INSTRUCTIONS TO FOLLOW: Go through the material and write it all out exactly, minus the pictures.

DATASET CONTENT:
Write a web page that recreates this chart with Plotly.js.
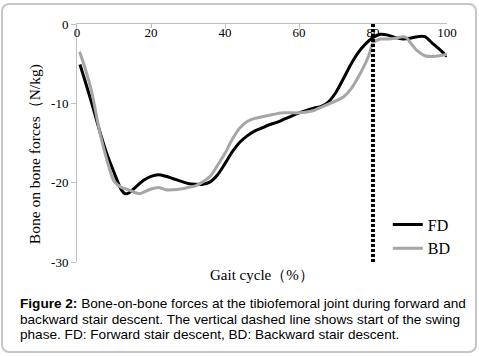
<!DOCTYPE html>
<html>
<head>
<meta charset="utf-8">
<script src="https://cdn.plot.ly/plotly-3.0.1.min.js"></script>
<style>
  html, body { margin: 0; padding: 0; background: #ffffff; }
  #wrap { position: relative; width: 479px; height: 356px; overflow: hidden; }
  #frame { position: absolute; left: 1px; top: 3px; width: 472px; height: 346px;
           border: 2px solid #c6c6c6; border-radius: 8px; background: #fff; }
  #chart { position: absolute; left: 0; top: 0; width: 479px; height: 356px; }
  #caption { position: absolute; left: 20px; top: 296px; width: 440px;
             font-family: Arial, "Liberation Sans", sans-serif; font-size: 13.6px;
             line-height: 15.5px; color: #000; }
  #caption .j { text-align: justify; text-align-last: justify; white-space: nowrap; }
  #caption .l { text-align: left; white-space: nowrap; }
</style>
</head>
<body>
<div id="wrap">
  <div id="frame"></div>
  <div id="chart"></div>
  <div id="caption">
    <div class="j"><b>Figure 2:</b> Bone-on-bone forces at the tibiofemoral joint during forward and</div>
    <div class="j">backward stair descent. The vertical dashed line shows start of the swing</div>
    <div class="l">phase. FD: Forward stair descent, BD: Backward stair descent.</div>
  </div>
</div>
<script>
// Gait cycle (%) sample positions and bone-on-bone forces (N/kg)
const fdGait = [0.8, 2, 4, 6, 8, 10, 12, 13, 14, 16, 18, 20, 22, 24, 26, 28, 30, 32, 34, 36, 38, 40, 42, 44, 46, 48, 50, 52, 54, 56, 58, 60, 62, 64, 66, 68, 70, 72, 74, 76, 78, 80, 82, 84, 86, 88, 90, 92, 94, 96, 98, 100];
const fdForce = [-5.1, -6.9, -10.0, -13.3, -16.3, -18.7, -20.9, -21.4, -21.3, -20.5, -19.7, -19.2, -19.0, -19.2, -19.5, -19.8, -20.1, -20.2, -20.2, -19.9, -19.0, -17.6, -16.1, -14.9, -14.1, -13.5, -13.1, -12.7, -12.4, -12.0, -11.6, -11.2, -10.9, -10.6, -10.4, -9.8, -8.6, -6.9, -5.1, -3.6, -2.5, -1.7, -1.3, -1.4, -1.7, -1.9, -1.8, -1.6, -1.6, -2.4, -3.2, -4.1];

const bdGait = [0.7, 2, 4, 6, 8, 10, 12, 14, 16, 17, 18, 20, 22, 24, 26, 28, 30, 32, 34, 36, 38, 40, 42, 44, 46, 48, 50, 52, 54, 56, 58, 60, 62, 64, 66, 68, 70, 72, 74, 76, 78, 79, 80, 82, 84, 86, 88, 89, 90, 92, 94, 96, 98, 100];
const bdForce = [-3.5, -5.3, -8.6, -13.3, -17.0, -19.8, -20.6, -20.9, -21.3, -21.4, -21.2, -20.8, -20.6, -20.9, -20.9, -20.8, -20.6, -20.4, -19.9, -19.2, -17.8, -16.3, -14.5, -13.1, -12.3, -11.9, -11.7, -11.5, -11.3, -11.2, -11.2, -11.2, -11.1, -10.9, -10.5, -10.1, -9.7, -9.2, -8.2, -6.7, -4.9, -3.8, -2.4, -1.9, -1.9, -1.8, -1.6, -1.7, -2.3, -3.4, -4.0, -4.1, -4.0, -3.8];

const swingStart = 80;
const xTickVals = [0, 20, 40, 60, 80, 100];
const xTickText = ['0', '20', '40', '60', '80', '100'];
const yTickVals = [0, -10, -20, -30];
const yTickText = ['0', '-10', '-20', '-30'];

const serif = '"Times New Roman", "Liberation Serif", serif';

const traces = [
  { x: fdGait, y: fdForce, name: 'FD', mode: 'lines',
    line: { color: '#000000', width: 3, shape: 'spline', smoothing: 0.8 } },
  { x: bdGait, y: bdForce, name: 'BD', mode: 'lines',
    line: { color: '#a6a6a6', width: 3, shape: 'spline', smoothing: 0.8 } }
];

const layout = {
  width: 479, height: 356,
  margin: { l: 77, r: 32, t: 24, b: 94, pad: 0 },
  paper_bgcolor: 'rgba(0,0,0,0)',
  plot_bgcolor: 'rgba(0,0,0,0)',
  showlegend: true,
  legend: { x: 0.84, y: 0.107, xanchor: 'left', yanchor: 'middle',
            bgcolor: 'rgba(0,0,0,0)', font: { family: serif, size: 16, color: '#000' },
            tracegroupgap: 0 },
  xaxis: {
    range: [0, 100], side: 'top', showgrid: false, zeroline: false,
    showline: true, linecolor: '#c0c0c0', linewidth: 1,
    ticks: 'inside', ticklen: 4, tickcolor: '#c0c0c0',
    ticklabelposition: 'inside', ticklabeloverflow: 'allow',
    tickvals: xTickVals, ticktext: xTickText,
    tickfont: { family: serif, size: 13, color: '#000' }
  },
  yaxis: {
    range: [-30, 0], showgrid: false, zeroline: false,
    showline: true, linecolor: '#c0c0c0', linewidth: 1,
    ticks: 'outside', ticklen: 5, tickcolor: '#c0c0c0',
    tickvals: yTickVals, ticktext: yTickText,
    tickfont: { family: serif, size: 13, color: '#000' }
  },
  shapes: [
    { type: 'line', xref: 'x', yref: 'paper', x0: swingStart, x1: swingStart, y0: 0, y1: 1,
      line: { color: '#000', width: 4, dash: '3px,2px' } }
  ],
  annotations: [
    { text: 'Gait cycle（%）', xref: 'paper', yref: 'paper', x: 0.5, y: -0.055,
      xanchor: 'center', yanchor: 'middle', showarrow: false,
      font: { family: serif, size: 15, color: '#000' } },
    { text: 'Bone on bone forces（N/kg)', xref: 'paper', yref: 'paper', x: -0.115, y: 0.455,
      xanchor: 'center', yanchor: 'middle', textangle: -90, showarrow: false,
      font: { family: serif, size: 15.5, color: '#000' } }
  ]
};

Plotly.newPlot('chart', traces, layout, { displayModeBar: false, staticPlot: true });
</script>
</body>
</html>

WRITTEN ANSWER:
Write a web page that recreates this chart with Plotly.js.
<!DOCTYPE html>
<html>
<head>
<meta charset="utf-8">
<script src="https://cdn.plot.ly/plotly-3.0.1.min.js"></script>
<style>
  html, body { margin: 0; padding: 0; background: #ffffff; }
  #wrap { position: relative; width: 479px; height: 356px; overflow: hidden; }
  #frame { position: absolute; left: 1px; top: 3px; width: 472px; height: 346px;
           border: 2px solid #c6c6c6; border-radius: 8px; background: #fff; }
  #chart { position: absolute; left: 0; top: 0; width: 479px; height: 356px; }
  #caption { position: absolute; left: 20px; top: 296px; width: 440px;
             font-family: Arial, "Liberation Sans", sans-serif; font-size: 13.6px;
             line-height: 15.5px; color: #000; }
  #caption .j { text-align: justify; text-align-last: justify; white-space: nowrap; }
  #caption .l { text-align: left; white-space: nowrap; }
</style>
</head>
<body>
<div id="wrap">
  <div id="frame"></div>
  <div id="chart"></div>
  <div id="caption">
    <div class="j"><b>Figure 2:</b> Bone-on-bone forces at the tibiofemoral joint during forward and</div>
    <div class="j">backward stair descent. The vertical dashed line shows start of the swing</div>
    <div class="l">phase. FD: Forward stair descent, BD: Backward stair descent.</div>
  </div>
</div>
<script>
// Gait cycle (%) sample positions and bone-on-bone forces (N/kg)
const fdGait = [0.8, 2, 4, 6, 8, 10, 12, 13, 14, 16, 18, 20, 22, 24, 26, 28, 30, 32, 34, 36, 38, 40, 42, 44, 46, 48, 50, 52, 54, 56, 58, 60, 62, 64, 66, 68, 70, 72, 74, 76, 78, 80, 82, 84, 86, 88, 90, 92, 94, 96, 98, 100];
const fdForce = [-5.1, -6.9, -10.0, -13.3, -16.3, -18.7, -20.9, -21.4, -21.3, -20.5, -19.7, -19.2, -19.0, -19.2, -19.5, -19.8, -20.1, -20.2, -20.2, -19.9, -19.0, -17.6, -16.1, -14.9, -14.1, -13.5, -13.1, -12.7, -12.4, -12.0, -11.6, -11.2, -10.9, -10.6, -10.4, -9.8, -8.6, -6.9, -5.1, -3.6, -2.5, -1.7, -1.3, -1.4, -1.7, -1.9, -1.8, -1.6, -1.6, -2.4, -3.2, -4.1];

const bdGait = [0.7, 2, 4, 6, 8, 10, 12, 14, 16, 17, 18, 20, 22, 24, 26, 28, 30, 32, 34, 36, 38, 40, 42, 44, 46, 48, 50, 52, 54, 56, 58, 60, 62, 64, 66, 68, 70, 72, 74, 76, 78, 79, 80, 82, 84, 86, 88, 89, 90, 92, 94, 96, 98, 100];
const bdForce = [-3.5, -5.3, -8.6, -13.3, -17.0, -19.8, -20.6, -20.9, -21.3, -21.4, -21.2, -20.8, -20.6, -20.9, -20.9, -20.8, -20.6, -20.4, -19.9, -19.2, -17.8, -16.3, -14.5, -13.1, -12.3, -11.9, -11.7, -11.5, -11.3, -11.2, -11.2, -11.2, -11.1, -10.9, -10.5, -10.1, -9.7, -9.2, -8.2, -6.7, -4.9, -3.8, -2.4, -1.9, -1.9, -1.8, -1.6, -1.7, -2.3, -3.4, -4.0, -4.1, -4.0, -3.8];

const swingStart = 80;
const xTickVals = [0, 20, 40, 60, 80, 100];
const xTickText = ['0', '20', '40', '60', '80', '100'];
const yTickVals = [0, -10, -20, -30];
const yTickText = ['0', '-10', '-20', '-30'];

const serif = '"Times New Roman", "Liberation Serif", serif';

const traces = [
  { x: fdGait, y: fdForce, name: 'FD', mode: 'lines',
    line: { color: '#000000', width: 3, shape: 'spline', smoothing: 0.8 } },
  { x: bdGait, y: bdForce, name: 'BD', mode: 'lines',
    line: { color: '#a6a6a6', width: 3, shape: 'spline', smoothing: 0.8 } }
];

const layout = {
  width: 479, height: 356,
  margin: { l: 77, r: 32, t: 24, b: 94, pad: 0 },
  paper_bgcolor: 'rgba(0,0,0,0)',
  plot_bgcolor: 'rgba(0,0,0,0)',
  showlegend: true,
  legend: { x: 0.84, y: 0.107, xanchor: 'left', yanchor: 'middle',
            bgcolor: 'rgba(0,0,0,0)', font: { family: serif, size: 16, color: '#000' },
            tracegroupgap: 0 },
  xaxis: {
    range: [0, 100], side: 'top', showgrid: false, zeroline: false,
    showline: true, linecolor: '#c0c0c0', linewidth: 1,
    ticks: 'inside', ticklen: 4, tickcolor: '#c0c0c0',
    ticklabelposition: 'inside', ticklabeloverflow: 'allow',
    tickvals: xTickVals, ticktext: xTickText,
    tickfont: { family: serif, size: 13, color: '#000' }
  },
  yaxis: {
    range: [-30, 0], showgrid: false, zeroline: false,
    showline: true, linecolor: '#c0c0c0', linewidth: 1,
    ticks: 'outside', ticklen: 5, tickcolor: '#c0c0c0',
    tickvals: yTickVals, ticktext: yTickText,
    tickfont: { family: serif, size: 13, color: '#000' }
  },
  shapes: [
    { type: 'line', xref: 'x', yref: 'paper', x0: swingStart, x1: swingStart, y0: 0, y1: 1,
      line: { color: '#000', width: 4, dash: '3px,2px' } }
  ],
  annotations: [
    { text: 'Gait cycle（%）', xref: 'paper', yref: 'paper', x: 0.5, y: -0.055,
      xanchor: 'center', yanchor: 'middle', showarrow: false,
      font: { family: serif, size: 15, color: '#000' } },
    { text: 'Bone on bone forces（N/kg)', xref: 'paper', yref: 'paper', x: -0.115, y: 0.455,
      xanchor: 'center', yanchor: 'middle', textangle: -90, showarrow: false,
      font: { family: serif, size: 15.5, color: '#000' } }
  ]
};

Plotly.newPlot('chart', traces, layout, { displayModeBar: false, staticPlot: true });
</script>
</body>
</html>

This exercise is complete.